Re: Double Dispatch Problem: Mobile Creatures and Projectiles in a Game World
- From: Ed Wegner <ed.wegner@xxxxxxxxxx>
- Date: Thu, 29 Mar 2007 17:00:54 +1200
Aaron J. M. wrote:
I'm designing a game, and I've come across a problem that's similar to
the one
listed here (Google Groups):
http://groups.google.ca/group/comp.object/browse_thread/thread/4a5c70e3560388c8
I have a World, and in this world are Creatures and Projectiles. Both
of these
have a location, are able to move around somehow, and can collide with
each
other. Creatures also create Projectiles which get added to the
World.
For that reason I thought about having both of them be subclasses of a
class
Mobile. In addition to sharing behavior, Mobile is convenient because
the
World only has to keep one big list of Mobiles instead of a list of
Creatures
and a list of Projectiles.
1 N 1
World --------> Mobile <----\
has A 1| | collides with
| \------/
|
/----------^----------\
| |
| 1 N |
Creature -----------> Projectile
shoots
(Did Google Groups take away the fixed width font option?)

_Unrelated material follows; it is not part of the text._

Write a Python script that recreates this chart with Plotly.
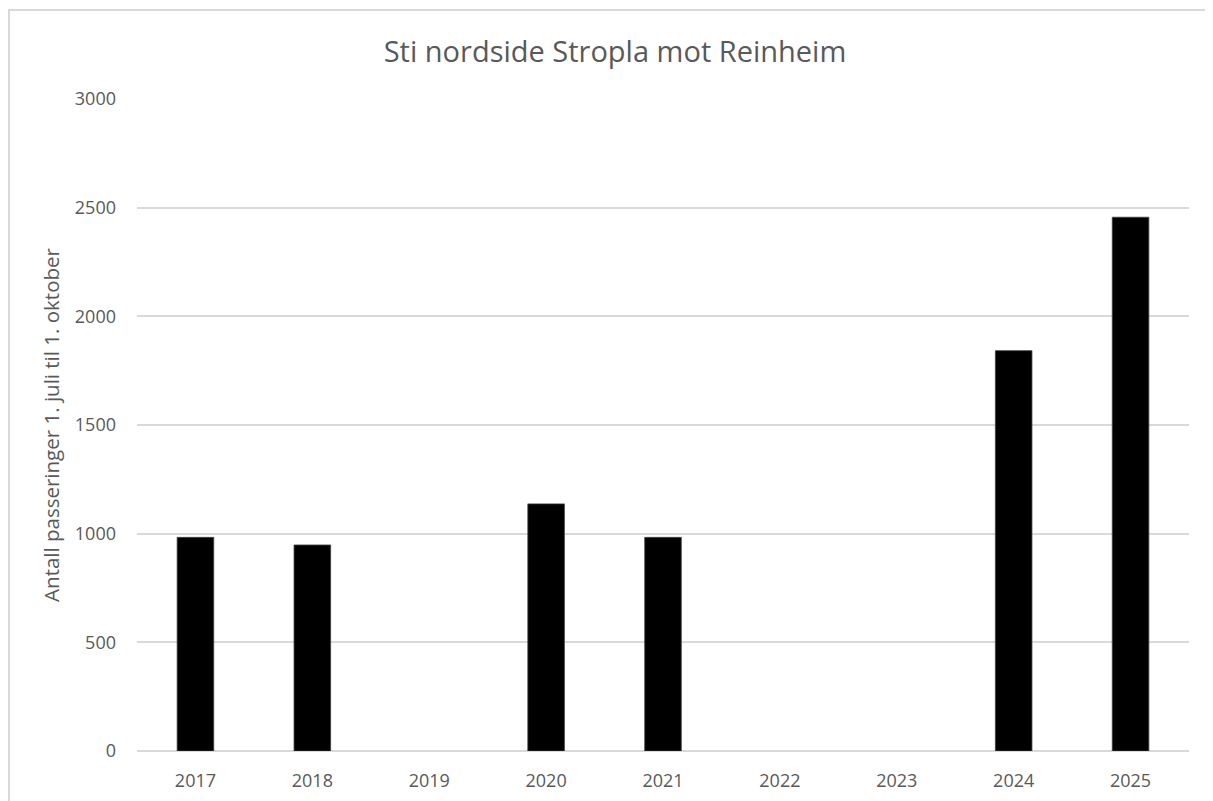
import plotly.graph_objects as go

years = ["2017", "2018", "2019", "2020", "2021", "2022", "2023", "2024", "2025"]
passes = [983, 948, None, 1137, 983, None, None, 1842, 2456]
tick_vals = [0, 500, 1000, 1500, 2000, 2500, 3000]

title_text = "Sti nordside Stropla mot Reinheim"
y_title = "Antall passeringer 1. juli til 1. oktober"

FONT = "Open Sans, sans-serif"
TXT = "#595959"
GRID = "#d9d9d9"

# the page adds an 8px body margin, so figure coords = page coords - 8
W, H = 1213, 801
L, R, T, B = 129, 32, 91, 58
pw, ph = W - L - R, H - T - B

fig = go.Figure(go.Bar(
    x=years, y=passes,
    marker=dict(color="black", line=dict(color="#404040", width=0.8)),
    hoverinfo="x+y",
))

fig.update_layout(
    width=W, height=H,
    margin=dict(l=L, r=R, t=T, b=B),
    paper_bgcolor="white", plot_bgcolor="white",
    bargap=0.687,
    showlegend=False,
    font=dict(family=FONT, color=TXT, size=18),
    title=dict(text=title_text, x=(607 - L) / pw, xref="paper", xanchor="center",
               y=1 - 44 / H, yanchor="middle",
               font=dict(family=FONT, size=29, color=TXT)),
)
fig.update_xaxes(
    type="category", showgrid=False, showline=False, zeroline=False,
    tickfont=dict(family=FONT, size=18, color=TXT), ticklabelstandoff=17,
)
fig.update_yaxes(
    range=[0, 3000], tickvals=tick_vals, showgrid=True, gridcolor=GRID, gridwidth=1.5,
    zeroline=True, zerolinecolor=GRID, zerolinewidth=1.5, showline=False,
    tickfont=dict(family=FONT, size=18, color=TXT), ticklabelstandoff=20,
    title=dict(text=y_title, font=dict(family=FONT, size=20.5, color=TXT), standoff=9),
)

# outer chart-area border (light gray), extending past the right/bottom of the page
fig.add_shape(type="rect", xref="paper", yref="paper",
              x0=(1 - L) / pw, x1=(W + 20 - L) / pw,
              y0=-0.3, y1=(H - B - 2) / ph,
              line=dict(color=GRID, width=2), fillcolor="rgba(0,0,0,0)", layer="below")

fig.write_html("out.html")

The problem is when Mobiles try to collide with each other. Two
Projectiles
colliding doesn't do anything (they pass over each other) and neither
does two
Creatures colliding (they don't move). It's only when a Creature and
a
Projectile collide that something interesting happens (the Creature is
hit).
I couldn't really do that with Mobile without either double dispatch
or the
Visitor pattern.
To avoid that problem I can just have World hold two lists: one of
Creatures and
one of Projectile. But...then I'd need two lists. That might not be
a bad
thing, but it is something extra the World has to take into account
and I'm also
lazy.
What do people here think about this?
I think your model above matches your description. In particular, Creatures and Projectiles being generalisations of Mobile. This appears to be a complete subset - that is you can view the "list" of Mobiles as being composed of exactly the "list" of Creatures plus the "list" of Projectiles. So, you have one list, but each member of the list must indicate whether it's a Creature or a Projectile (each must be exactly one or the other).

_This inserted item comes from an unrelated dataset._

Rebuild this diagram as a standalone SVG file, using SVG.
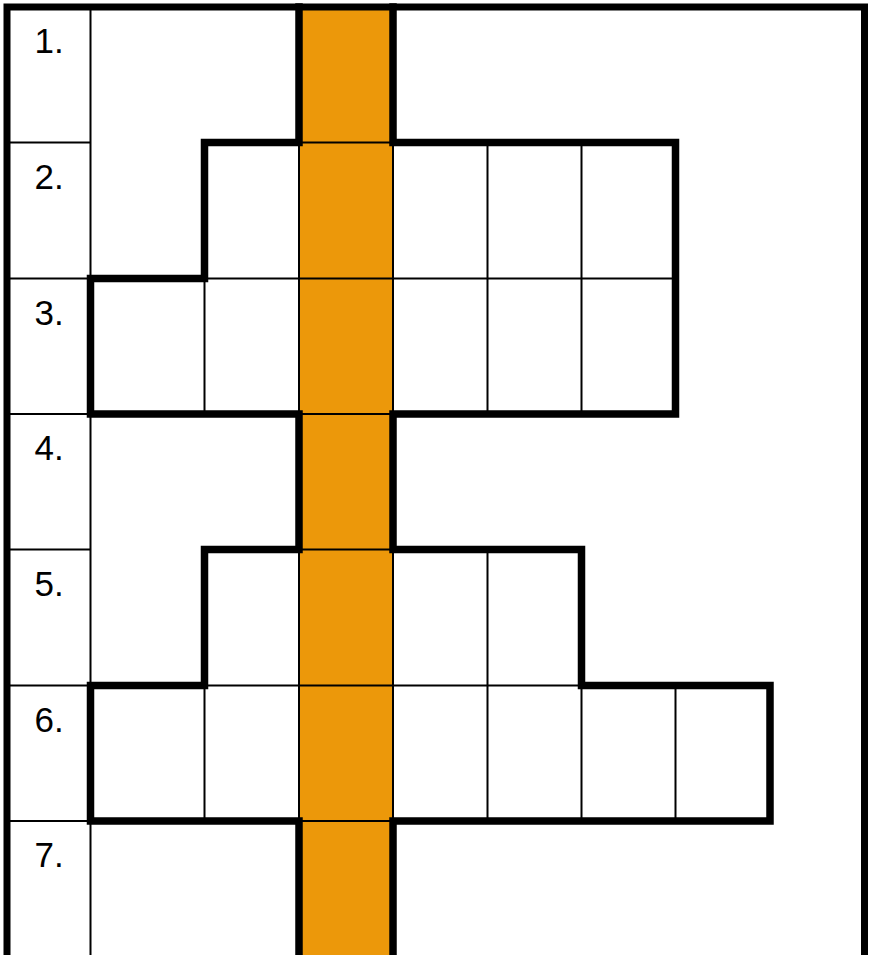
<svg xmlns="http://www.w3.org/2000/svg" width="872" height="955" viewBox="0 0 872 955">
<style>
.thin{stroke:#000;stroke-width:2;fill:none}
.thick{stroke:#000;stroke-width:7.5;fill:none;stroke-linejoin:miter;stroke-linecap:square}
.lbl{font-family:"Liberation Sans",Arial,sans-serif;font-size:35px;fill:#000}
</style>
<rect width="872" height="955" fill="#fff"/>
<g id="solution-column">
<rect x="299" y="7" width="94" height="955" fill="#EC980A"/>
</g>
<g id="thin-grid">
<path class="thin" d="M90.5,7 V960 M7,142.5 H90.5 M7,278.5 H90.5 M7,414 H90.5 M7,549.5 H90.5 M7,685.5 H90.5 M7,821 H90.5"/>
<path class="thin" d="M299,142.5 H393 M204.5,278.5 H675.5 M299,414 H393 M299,549.5 H393 M204.5,685.5 H581.5 M299,821 H393"/>
<path class="thin" d="M299,142.5 V278.5 M393,142.5 V278.5 M487.5,142.5 V278.5 M581.5,142.5 V278.5"/>
<path class="thin" d="M204.5,278.5 V414 M299,278.5 V414 M393,278.5 V414 M487.5,278.5 V414 M581.5,278.5 V414"/>
<path class="thin" d="M299,549.5 V685.5 M393,549.5 V685.5 M487.5,549.5 V685.5"/>
<path class="thin" d="M204.5,685.5 V821 M299,685.5 V821 M393,685.5 V821 M487.5,685.5 V821 M581.5,685.5 V821 M675.5,685.5 V821"/>
</g>
<g id="outline">
<path class="thick" d="M299,7 V142.5 H204.5 V278.5 H90.5 V414 H299 V549.5 H204.5 V685.5 H90.5 V821 H299 V965"/>
<path class="thick" d="M393,7 V142.5 H675.5 V414 H393 V549.5 H581.5 V685.5 H770 V821 H393 V965"/>
</g>
<g id="frame">
<rect x="7" y="7" width="857.5" height="960" fill="none" stroke="#000" stroke-width="7"/>
</g>
<g id="labels">
<text class="lbl" x="34.5" y="53">1.</text>
<text class="lbl" x="34.5" y="188.5">2.</text>
<text class="lbl" x="34.5" y="324.5">3.</text>
<text class="lbl" x="34.5" y="460">4.</text>
<text class="lbl" x="34.5" y="595.5">5.</text>
<text class="lbl" x="34.5" y="731.5">6.</text>
<text class="lbl" x="34.5" y="867">7.</text>
</g>
</svg>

To address the collision logic you describe, I'd add an Association class off the "collides with" reflexive relationship between instances of Mobiles. Let's call it "Collision". When a Collision occurs, the first thing it checks is whether the colliding Mobiles are one of each. If so, execute the "Projectile hits Creature" logic. It could also be the locus of future logic that supported Creature-to-Creature collision interactions and Projectile-to-Projectile collision interactions....
Good luck with the game.
Thanks,
Aaron J. M.
Ed Wegner
.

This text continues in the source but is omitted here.